--- start Information shown ---

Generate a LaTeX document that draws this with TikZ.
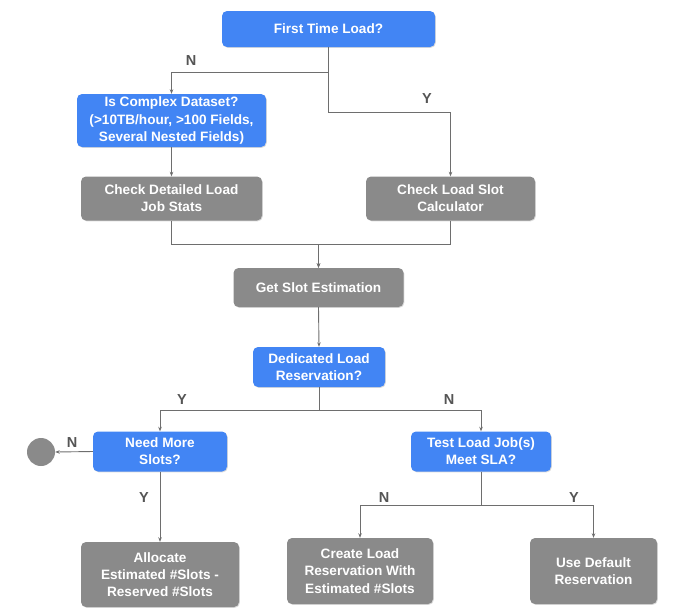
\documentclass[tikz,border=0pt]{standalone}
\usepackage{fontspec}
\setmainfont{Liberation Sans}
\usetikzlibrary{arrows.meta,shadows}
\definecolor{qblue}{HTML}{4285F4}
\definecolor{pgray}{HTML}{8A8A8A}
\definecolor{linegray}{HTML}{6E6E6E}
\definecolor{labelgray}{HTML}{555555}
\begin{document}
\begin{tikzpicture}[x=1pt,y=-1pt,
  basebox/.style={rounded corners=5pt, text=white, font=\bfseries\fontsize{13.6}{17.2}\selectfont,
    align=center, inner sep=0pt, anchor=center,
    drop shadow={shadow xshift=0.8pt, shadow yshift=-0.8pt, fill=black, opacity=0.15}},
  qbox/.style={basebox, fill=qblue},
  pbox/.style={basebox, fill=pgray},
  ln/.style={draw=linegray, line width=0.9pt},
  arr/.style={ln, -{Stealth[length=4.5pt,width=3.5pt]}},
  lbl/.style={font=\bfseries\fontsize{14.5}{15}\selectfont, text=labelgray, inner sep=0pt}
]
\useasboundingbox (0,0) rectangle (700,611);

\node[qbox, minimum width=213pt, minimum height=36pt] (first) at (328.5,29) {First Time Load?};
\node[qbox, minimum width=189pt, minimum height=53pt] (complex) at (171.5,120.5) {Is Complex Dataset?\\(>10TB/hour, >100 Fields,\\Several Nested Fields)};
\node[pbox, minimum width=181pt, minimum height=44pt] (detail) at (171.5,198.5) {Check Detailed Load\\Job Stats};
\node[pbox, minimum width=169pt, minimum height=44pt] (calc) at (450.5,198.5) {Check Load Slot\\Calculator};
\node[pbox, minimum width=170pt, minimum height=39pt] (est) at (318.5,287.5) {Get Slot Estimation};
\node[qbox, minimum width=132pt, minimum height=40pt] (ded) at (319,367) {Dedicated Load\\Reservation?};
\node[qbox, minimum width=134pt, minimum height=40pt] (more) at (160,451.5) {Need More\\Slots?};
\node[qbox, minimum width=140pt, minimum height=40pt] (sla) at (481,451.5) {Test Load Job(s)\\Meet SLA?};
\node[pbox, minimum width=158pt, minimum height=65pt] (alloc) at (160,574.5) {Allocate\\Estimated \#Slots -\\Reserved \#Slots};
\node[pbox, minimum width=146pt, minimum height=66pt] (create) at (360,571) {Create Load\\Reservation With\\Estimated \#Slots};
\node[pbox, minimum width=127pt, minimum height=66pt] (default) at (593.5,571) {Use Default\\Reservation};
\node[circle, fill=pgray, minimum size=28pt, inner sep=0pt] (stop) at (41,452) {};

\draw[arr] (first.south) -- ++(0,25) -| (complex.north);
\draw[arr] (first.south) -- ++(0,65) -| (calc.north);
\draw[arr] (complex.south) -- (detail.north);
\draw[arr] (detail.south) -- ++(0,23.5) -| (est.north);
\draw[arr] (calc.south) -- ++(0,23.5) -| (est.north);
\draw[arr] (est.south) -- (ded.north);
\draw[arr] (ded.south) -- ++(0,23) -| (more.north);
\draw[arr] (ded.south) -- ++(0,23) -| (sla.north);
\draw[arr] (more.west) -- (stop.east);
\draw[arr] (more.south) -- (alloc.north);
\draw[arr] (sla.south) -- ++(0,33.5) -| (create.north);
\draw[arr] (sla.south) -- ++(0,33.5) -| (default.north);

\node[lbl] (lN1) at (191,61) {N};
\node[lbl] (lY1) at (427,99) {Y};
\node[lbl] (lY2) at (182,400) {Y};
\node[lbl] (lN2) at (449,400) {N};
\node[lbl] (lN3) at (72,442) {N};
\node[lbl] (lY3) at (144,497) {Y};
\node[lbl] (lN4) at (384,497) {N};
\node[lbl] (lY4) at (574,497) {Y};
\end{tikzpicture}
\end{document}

--- end Information shown ---

Description of the task:
Leave out the pictures and print every line of the data exactly.

Solution to this exercise:
Generate a LaTeX document that draws this with TikZ.
\documentclass[tikz,border=0pt]{standalone}
\usepackage{fontspec}
\setmainfont{Liberation Sans}
\usetikzlibrary{arrows.meta,shadows}
\definecolor{qblue}{HTML}{4285F4}
\definecolor{pgray}{HTML}{8A8A8A}
\definecolor{linegray}{HTML}{6E6E6E}
\definecolor{labelgray}{HTML}{555555}
\begin{document}
\begin{tikzpicture}[x=1pt,y=-1pt,
  basebox/.style={rounded corners=5pt, text=white, font=\bfseries\fontsize{13.6}{17.2}\selectfont,
    align=center, inner sep=0pt, anchor=center,
    drop shadow={shadow xshift=0.8pt, shadow yshift=-0.8pt, fill=black, opacity=0.15}},
  qbox/.style={basebox, fill=qblue},
  pbox/.style={basebox, fill=pgray},
  ln/.style={draw=linegray, line width=0.9pt},
  arr/.style={ln, -{Stealth[length=4.5pt,width=3.5pt]}},
  lbl/.style={font=\bfseries\fontsize{14.5}{15}\selectfont, text=labelgray, inner sep=0pt}
]
\useasboundingbox (0,0) rectangle (700,611);

\node[qbox, minimum width=213pt, minimum height=36pt] (first) at (328.5,29) {First Time Load?};
\node[qbox, minimum width=189pt, minimum height=53pt] (complex) at (171.5,120.5) {Is Complex Dataset?\\(>10TB/hour, >100 Fields,\\Several Nested Fields)};
\node[pbox, minimum width=181pt, minimum height=44pt] (detail) at (171.5,198.5) {Check Detailed Load\\Job Stats};
\node[pbox, minimum width=169pt, minimum height=44pt] (calc) at (450.5,198.5) {Check Load Slot\\Calculator};
\node[pbox, minimum width=170pt, minimum height=39pt] (est) at (318.5,287.5) {Get Slot Estimation};
\node[qbox, minimum width=132pt, minimum height=40pt] (ded) at (319,367) {Dedicated Load\\Reservation?};
\node[qbox, minimum width=134pt, minimum height=40pt] (more) at (160,451.5) {Need More\\Slots?};
\node[qbox, minimum width=140pt, minimum height=40pt] (sla) at (481,451.5) {Test Load Job(s)\\Meet SLA?};
\node[pbox, minimum width=158pt, minimum height=65pt] (alloc) at (160,574.5) {Allocate\\Estimated \#Slots -\\Reserved \#Slots};
\node[pbox, minimum width=146pt, minimum height=66pt] (create) at (360,571) {Create Load\\Reservation With\\Estimated \#Slots};
\node[pbox, minimum width=127pt, minimum height=66pt] (default) at (593.5,571) {Use Default\\Reservation};
\node[circle, fill=pgray, minimum size=28pt, inner sep=0pt] (stop) at (41,452) {};

\draw[arr] (first.south) -- ++(0,25) -| (complex.north);
\draw[arr] (first.south) -- ++(0,65) -| (calc.north);
\draw[arr] (complex.south) -- (detail.north);
\draw[arr] (detail.south) -- ++(0,23.5) -| (est.north);
\draw[arr] (calc.south) -- ++(0,23.5) -| (est.north);
\draw[arr] (est.south) -- (ded.north);
\draw[arr] (ded.south) -- ++(0,23) -| (more.north);
\draw[arr] (ded.south) -- ++(0,23) -| (sla.north);
\draw[arr] (more.west) -- (stop.east);
\draw[arr] (more.south) -- (alloc.north);
\draw[arr] (sla.south) -- ++(0,33.5) -| (create.north);
\draw[arr] (sla.south) -- ++(0,33.5) -| (default.north);

\node[lbl] (lN1) at (191,61) {N};
\node[lbl] (lY1) at (427,99) {Y};
\node[lbl] (lY2) at (182,400) {Y};
\node[lbl] (lN2) at (449,400) {N};
\node[lbl] (lN3) at (72,442) {N};
\node[lbl] (lY3) at (144,497) {Y};
\node[lbl] (lN4) at (384,497) {N};
\node[lbl] (lY4) at (574,497) {Y};
\end{tikzpicture}
\end{document}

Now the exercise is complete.